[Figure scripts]
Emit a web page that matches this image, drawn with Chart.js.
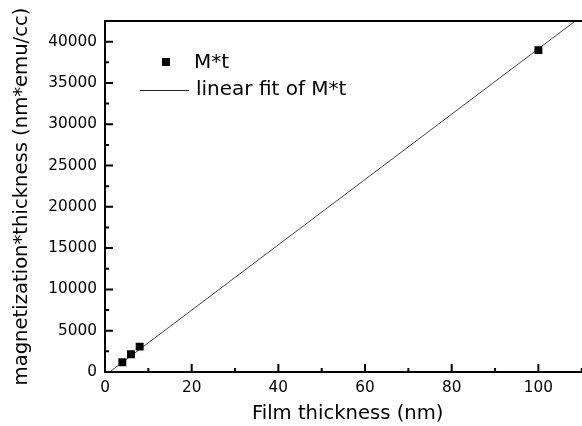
<!DOCTYPE html>
<html>
<head>
<meta charset="utf-8">
<script src="https://cdn.jsdelivr.net/npm/chart.js@4"></script>
<style>
  html, body { margin: 0; padding: 0; background: #fff; overflow: hidden; }
  #chart { display: block; }
</style>
</head>
<body>
<canvas id="chart" width="596" height="426"></canvas>
<script>
const FONT = "'DejaVu Sans', sans-serif";

// measured points
const thicknessNm = [4, 6, 8, 100];
const momentThickness = [1180, 2150, 3070, 38970];

// linear fit end points
const fitX = [0, 112];
const fitY = [-420, 43880];

const xTickValues = [0, 20, 40, 60, 80, 100];
const xMinorValues = [10, 30, 50, 70, 90, 110];
const yTickValues = [0, 5000, 10000, 15000, 20000, 25000, 30000, 35000, 40000];
const yMinorValues = [2500, 7500, 12500, 17500, 22500, 27500, 32500, 37500];

const legendLabels = ['M*t', 'linear fit of M*t'];

// ticks point inwards, plus the top frame line and the in-plot legend
const frameAndTicks = {
  id: 'frameAndTicks',
  afterDraw(chart) {
    const { ctx, chartArea: a, scales: { x, y } } = chart;
    ctx.save();
    ctx.strokeStyle = '#000';
    ctx.lineWidth = 2;
    ctx.beginPath();
    ctx.moveTo(a.left, a.top);
    ctx.lineTo(chart.width, a.top);
    ctx.stroke();

    ctx.beginPath();
    xTickValues.forEach(v => { const px = x.getPixelForValue(v); ctx.moveTo(px, a.bottom); ctx.lineTo(px, a.bottom - 8); });
    xMinorValues.forEach(v => { const px = x.getPixelForValue(v); ctx.moveTo(px, a.bottom); ctx.lineTo(px, a.bottom - 4); });
    yTickValues.forEach(v => { const py = y.getPixelForValue(v); ctx.moveTo(a.left, py); ctx.lineTo(a.left + 8, py); });
    yMinorValues.forEach(v => { const py = y.getPixelForValue(v); ctx.moveTo(a.left, py); ctx.lineTo(a.left + 4, py); });
    ctx.stroke();

    // legend
    const lx = a.left, ly = a.top;
    ctx.fillStyle = '#000';
    ctx.fillRect(lx + 57, ly + 37, 8, 8);
    ctx.lineWidth = 1;
    ctx.strokeStyle = '#222';
    ctx.beginPath();
    ctx.moveTo(lx + 35, ly + 69.5);
    ctx.lineTo(lx + 84, ly + 69.5);
    ctx.stroke();
    ctx.font = '20px ' + FONT;
    ctx.textBaseline = 'middle';
    ctx.textAlign = 'left';
    ctx.fillText(legendLabels[0], lx + 89, ly + 42);
    ctx.fillText(legendLabels[1], lx + 91, ly + 69);
    ctx.restore();
  }
};

new Chart(document.getElementById('chart'), {
  type: 'scatter',
  data: {
    datasets: [
      {
        label: legendLabels[0],
        data: thicknessNm.map((t, i) => ({ x: t, y: momentThickness[i] })),
        pointStyle: 'rect',
        pointRadius: 5.6,
        backgroundColor: '#000',
        borderWidth: 0,
        order: 0,
      },
      {
        label: legendLabels[1],
        data: fitX.map((t, i) => ({ x: t, y: fitY[i] })),
        showLine: true,
        borderColor: '#444',
        borderWidth: 1,
        pointRadius: 0,
        order: 1,
      },
    ],
  },
  options: {
    responsive: false,
    animation: false,
    layout: { padding: { top: 21, left: 0, right: 0, bottom: 0 } },
    plugins: { legend: { display: false }, tooltip: { enabled: false } },
    scales: {
      x: {
        type: 'linear',
        min: 0,
        max: 112,
        grid: { display: false, drawTicks: false },
        border: { display: true, color: '#000', width: 2 },
        ticks: {
          color: '#000',
          padding: 7,
          maxRotation: 0,
          font: { family: FONT, size: 15.3 },
          callback: v => String(v),
        },
        afterBuildTicks: s => { s.ticks = xTickValues.map(v => ({ value: v })); },
        afterFit: s => { s.height = 54; s.paddingLeft = 0; s.paddingRight = 0; },
        title: {
          display: true,
          text: 'Film thickness (nm)',
          color: '#000',
          font: { family: FONT, size: 19.6 },
          padding: { top: 0, bottom: 0 },
        },
      },
      y: {
        type: 'linear',
        min: 0,
        max: 42500,
        grid: { display: false, drawTicks: false },
        border: { display: true, color: '#000', width: 2 },
        ticks: {
          color: '#000',
          padding: 8,
          font: { family: FONT, size: 15.3 },
          callback: v => String(v),
        },
        afterBuildTicks: s => { s.ticks = yTickValues.map(v => ({ value: v })); },
        afterFit: s => { s.width = 105; s.paddingTop = 0; s.paddingBottom = 0; },
        title: {
          display: true,
          text: 'magnetization*thickness (nm*emu/cc)',
          color: '#000',
          font: { family: FONT, size: 19.6 },
          padding: { top: 10, bottom: 0 },
        },
      },
    },
  },
  plugins: [frameAndTicks],
});
</script>
</body>
</html>
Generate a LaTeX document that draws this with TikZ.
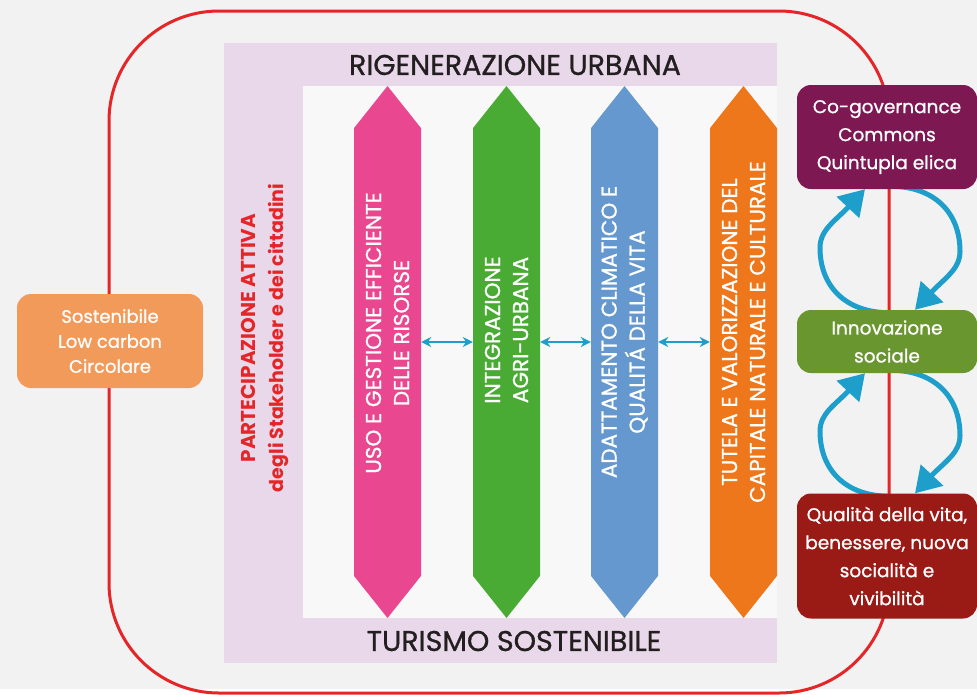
\documentclass[tikz,border=0pt]{standalone}
\usepackage{fontspec}
\setmainfont{Poppins}
\newfontfamily\medfont{Poppins}[FakeBold=0.9]
\usepackage{tikz}
\usetikzlibrary{shapes.arrows,arrows.meta,calc}

\definecolor{sheet}{HTML}{F2F2F2}
\definecolor{frame}{HTML}{E52629}
\definecolor{lilac}{HTML}{E8D8EA}
\definecolor{inner}{HTML}{F8F8F8}
\definecolor{ink}{HTML}{231F20}
\definecolor{cpink}{HTML}{E9478F}
\definecolor{cgreen}{HTML}{4AAB34}
\definecolor{cblue}{HTML}{6598CE}
\definecolor{corange}{HTML}{EE771C}
\definecolor{cyanlink}{HTML}{1E9FCB}
\definecolor{peach}{HTML}{F29A5A}
\definecolor{plum}{HTML}{7D1853}
\definecolor{olive}{HTML}{6A962F}
\definecolor{brick}{HTML}{9A1A16}

\pgfdeclarelayer{back}
\pgfsetlayers{back,main}

\begin{document}
\begin{tikzpicture}[x=1pt,y=-1pt,
    bar/.style={double arrow, double arrow head extend=0pt, double arrow tip angle=77,
        minimum height=532pt, minimum width=67pt, inner sep=0pt, rotate=90},
    bartext/.style={rotate=90, align=center, text=white, font=\medfont\fontsize{21.5}{28}\selectfont},
    box/.style={rounded corners=14pt, minimum width=180pt, inner sep=0pt, align=center,
        text=white, font=\medfont\fontsize{18.5}{28}\selectfont},
    title/.style={text=ink, font=\medfont\fontsize{28.5}{30}\selectfont},
    link/.style={{Stealth[length=10pt,width=10pt]}-{Stealth[length=10pt,width=10pt]},
        draw=cyanlink, line width=1.8pt},
    cycle/.style={-{Triangle[length=25pt,width=30pt]}, draw=cyanlink, line width=5pt}]

    \begin{pgfonlayer}{back}
        \fill[sheet] (0,0) rectangle (977,689);
        \draw[frame, line width=3pt, rounded corners=110pt] (109,11) rectangle (889,693);
        \fill[lilac] (224,43) rectangle (777,663);
        \fill[inner] (303,86) rectangle (777,618);
    \end{pgfonlayer}
    \useasboundingbox (0,0) rectangle (977,689);

    % titles of the frame
    \node[title] (rigen) at (515,65) {RIGENERAZIONE URBANA};
    \node[title] (turismo) at (514,641) {TURISMO SOSTENIBILE};
    \node[rotate=90, align=center, text=frame, font=\bfseries] (partecipa) at (265,338)
        {{\fontsize{20}{22}\selectfont PARTECIPAZIONE ATTIVA}\\[12pt]
         {\fontsize{19}{22}\selectfont degli Stakeholder e dei cittadini}};

    % the four pillars
    \node[bar, fill=cpink] (uso) at (387.5,352) {};
    \node[bar, fill=cgreen] (agri) at (506.5,352) {};
    \node[bar, fill=cblue] (clima) at (624.5,352) {};
    \node[bar, fill=corange] (tutela) at (743.5,352) {};

    \node[bartext] (usotext) at (387.5,333) {USO E GESTIONE EFFICIENTE\\DELLE RISORSE};
    \node[bartext] (agritext) at (506.5,330) {INTEGRAZIONE\\AGRI-URBANA};
    \node[bartext] (climatext) at (624.5,332) {ADATTAMENTO CLIMATICO E\\QUALITÁ DELLA VITA};
    \node[bartext] (tutelatext) at (743.5,332) {TUTELA E VALORIZZAZIONE DEL\\CAPITALE NATURALE E CULTURALE};

    \draw[link] ($(uso.south)+(0,-10)$) -- ($(agri.north)+(0,-10)$);
    \draw[link] ($(agri.south)+(0,-10)$) -- ($(clima.north)+(0,-10)$);
    \draw[link] ($(clima.south)+(0,-10)$) -- ($(tutela.north)+(0,-10)$);

    % side boxes
    \node[box, fill=peach, minimum width=186pt, minimum height=94pt,
        font=\medfont\fontsize{18}{25}\selectfont] (sostenibile) at (110,341)
        {Sostenibile\\Low carbon\\Circolare};
    \node[box, fill=plum, minimum height=104pt] (cogov) at (887,137)
        {Co-governance\\Commons\\Quintupla elica};
    \node[box, fill=olive, minimum height=63pt] (inno) at (887,341.5)
        {Innovazione\\sociale};
    \node[box, fill=brick, minimum height=125pt] (qual) at (887,556)
        {Qualità della vita,\\benessere, nuova\\socialità e\\vivibilità};

    \begin{pgfonlayer}{back}
        \draw[cycle] ($(inno.north)+(3,3)$) .. controls +(-45,0) and +(0,38) .. ($(inno.north)+(-67,-62)$)
            .. controls +(0,-18) and +(-30,32) .. ($(cogov.south)+(-22,0)$);
        \draw[cycle] ($(cogov.south)+(3,-3)$) .. controls +(45,0) and +(0,-38) .. ($(cogov.south)+(73,62)$)
            .. controls +(0,18) and +(30,-32) .. ($(inno.north)+(28,0)$);
        \draw[cycle] ($(qual.north)+(3,3)$) .. controls +(-45,0) and +(0,38) .. ($(qual.north)+(-67,-62)$)
            .. controls +(0,-18) and +(-30,32) .. ($(inno.south)+(-22,0)$);
        \draw[cycle] ($(inno.south)+(3,-3)$) .. controls +(45,0) and +(0,-38) .. ($(inno.south)+(73,62)$)
            .. controls +(0,18) and +(30,-32) .. ($(qual.north)+(28,0)$);
    \end{pgfonlayer}
\end{tikzpicture}
\end{document}
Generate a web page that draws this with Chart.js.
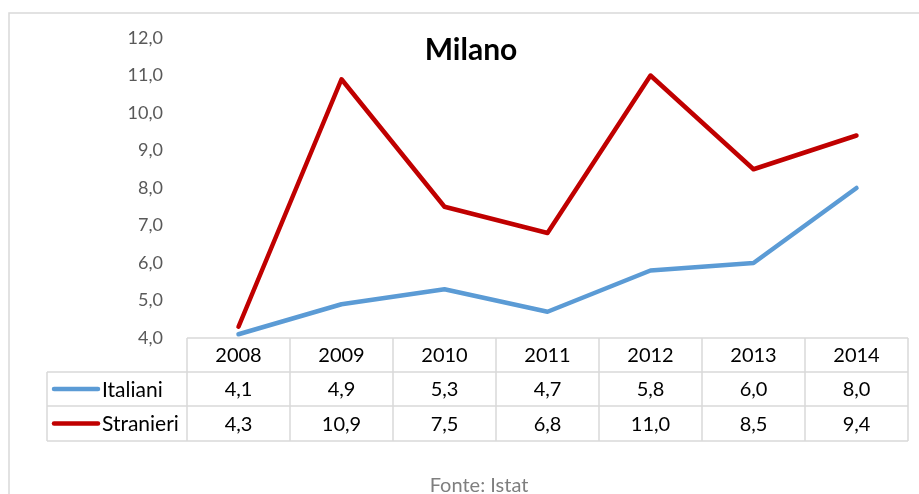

§ To do
Set down the records above word for word, from the first line through the line containing "const momentThickness = [1180, 2150, 3070, 38970];", both included; leave out the pictures.

§ Exercise result
Emit a web page that matches this image, drawn with Chart.js.
<!DOCTYPE html>
<html>
<head>
<meta charset="utf-8">
<script src="https://cdn.jsdelivr.net/npm/chart.js@4"></script>
<style>
  html, body { margin: 0; padding: 0; background: #fff; overflow: hidden; }
  #chart { display: block; }
</style>
</head>
<body>
<canvas id="chart" width="596" height="426"></canvas>
<script>
const FONT = "'DejaVu Sans', sans-serif";

// measured points
const thicknessNm = [4, 6, 8, 100];
const momentThickness = [1180, 2150, 3070, 38970];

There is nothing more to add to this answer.